The change in value of the Mark by backing it with gold was dramatic:
1923: 4,210,500,000,000 Marks per US Dollar.
1924: 4.2 “Rentenmark” Marks per US Dollar.

By backing, meaning the paper “Rentenmark” Marks could be exchanged readily, and easily for a bond for gold, the Mark once again became:
• Generally accepted as a medium of exchange
• A measure of value
• A means of payment

So when did the Mark stop being money?

The moment the decision was made to stop backing the Mark with gold as its measure of value, the Mark as a form of money was totally in jeopardy. The man who made the decision to back the Mark with gold, Hjalmar Schacht, wrote in his biography, “Unbacked paper money is political money and as such is a disruptive element in a system of free markets.”

Once the German government chose to use paper money it became unsafe money for the German people. While it was seen by other countries, and trading individuals as valuable money for a little while, in the end it would cease to be money. Anyone holding only that form of money would have been destitute; they would have no money.

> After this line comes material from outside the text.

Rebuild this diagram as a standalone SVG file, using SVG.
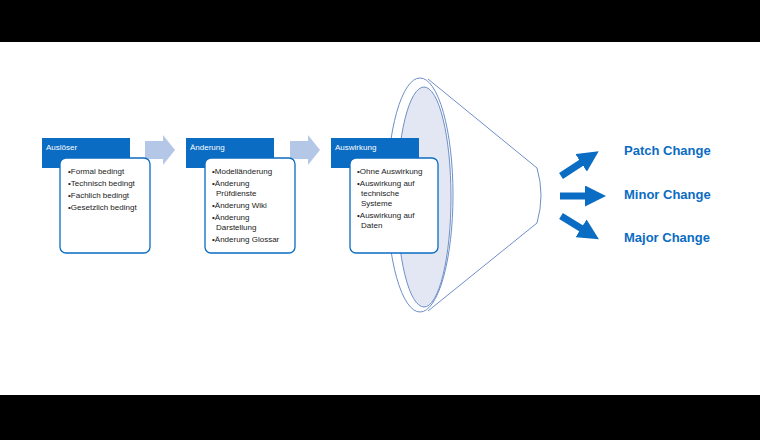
<svg xmlns="http://www.w3.org/2000/svg" width="760" height="440" viewBox="0 0 760 440">
<style>
.hd{fill:#0a6cc2}
.hdt{font-family:"Liberation Sans",sans-serif;font-size:8px;fill:#fff}
.bd{fill:#fff;stroke:#0a6cc2;stroke-width:1.3}
.bt{font-family:"Liberation Sans",sans-serif;font-size:8px;fill:#222}
.big{font-family:"Liberation Sans",sans-serif;font-size:13px;font-weight:bold;fill:#0a6cc2}
.fl{fill:#b4c7e7}
.out{stroke:#0a6cc2;stroke-width:7;fill:none}
</style>
<defs><marker id="ah" markerWidth="3" markerHeight="3" refX="1" refY="1.5" orient="auto"><path d="M0,0 L3,1.5 L0,3z" fill="#0a6cc2"/></marker></defs>
<rect width="760" height="42" fill="#000"/>
<rect y="395" width="760" height="45" fill="#000"/>
<g id="funnel" fill="none" stroke="#6f8fc8" stroke-width="1">
<path d="M428,79 L537,168 Q545,195 537,223 L428,311" fill="#fff"/>
<ellipse cx="420" cy="195" rx="33" ry="117" fill="#fff"/>
<ellipse cx="424" cy="197" rx="27" ry="110" fill="#e3e7f3"/>
</g>
<g id="connectors">
<path class="fl" d="M145,141 h18 v-6 l12,15 l-12,15 v-6 h-18z"/>
<path class="fl" d="M290,141 h18 v-6 l12,15 l-12,15 v-6 h-18z"/>
<line class="out" x1="561" y1="176" x2="587" y2="159" marker-end="url(#ah)"/>
<line class="out" x1="560" y1="196" x2="592" y2="196" marker-end="url(#ah)"/>
<line class="out" x1="561" y1="216" x2="587" y2="232" marker-end="url(#ah)"/>
</g>
<g id="ausloeser">
<rect class="hd" x="42" y="138" width="88" height="30"/>
<text class="hdt" x="46" y="150">Auslöser</text>
<rect class="bd" x="60" y="158" width="90" height="95" rx="6"/>
<text class="bt" x="68" y="174">•Formal bedingt</text>
<text class="bt" x="68" y="186">•Technisch bedingt</text>
<text class="bt" x="68" y="198">•Fachlich bedingt</text>
<text class="bt" x="68" y="210">•Gesetzlich bedingt</text>
</g>
<g id="aenderung">
<rect class="hd" x="186" y="138" width="88" height="30"/>
<text class="hdt" x="190" y="150">Änderung</text>
<rect class="bd" x="205" y="158" width="90" height="95" rx="6"/>
<text class="bt" x="212" y="174">•Modelländerung</text>
<text class="bt" x="212" y="186">•Änderung</text>
<text class="bt" x="216" y="196">Prüfdienste</text>
<text class="bt" x="212" y="208">•Änderung Wiki</text>
<text class="bt" x="212" y="220">•Änderung</text>
<text class="bt" x="216" y="230">Darstellung</text>
<text class="bt" x="212" y="242">•Änderung Glossar</text>
</g>
<g id="auswirkung">
<rect class="hd" x="331" y="138" width="88" height="30"/>
<text class="hdt" x="335" y="150">Auswirkung</text>
<rect class="bd" x="350" y="158" width="88" height="95" rx="6"/>
<text class="bt" x="357" y="174">•Ohne Auswirkung</text>
<text class="bt" x="357" y="186">•Auswirkung auf</text>
<text class="bt" x="361" y="196">technische</text>
<text class="bt" x="361" y="206">Systeme</text>
<text class="bt" x="357" y="218">•Auswirkung auf</text>
<text class="bt" x="361" y="228">Daten</text>
</g>
<g id="results">
<text class="big" x="624" y="155">Patch Change</text>
<text class="big" x="624" y="199">Minor Change</text>
<text class="big" x="624" y="242">Major Change</text>
</g>
</svg>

The only people that would have money, and not be financially ruined after the failure of the paper-Mark would be those people holding other forms of money; a form of money—gold, silver or an equivalent generally considered valuable, or a currency backed by gold, silver or an equivalent generally considered valuable, or similar— generally accepted as a medium of exchange, a measure of value, or a means of payment.  So asking the question of what is money really opens up a very large discussion as you can see.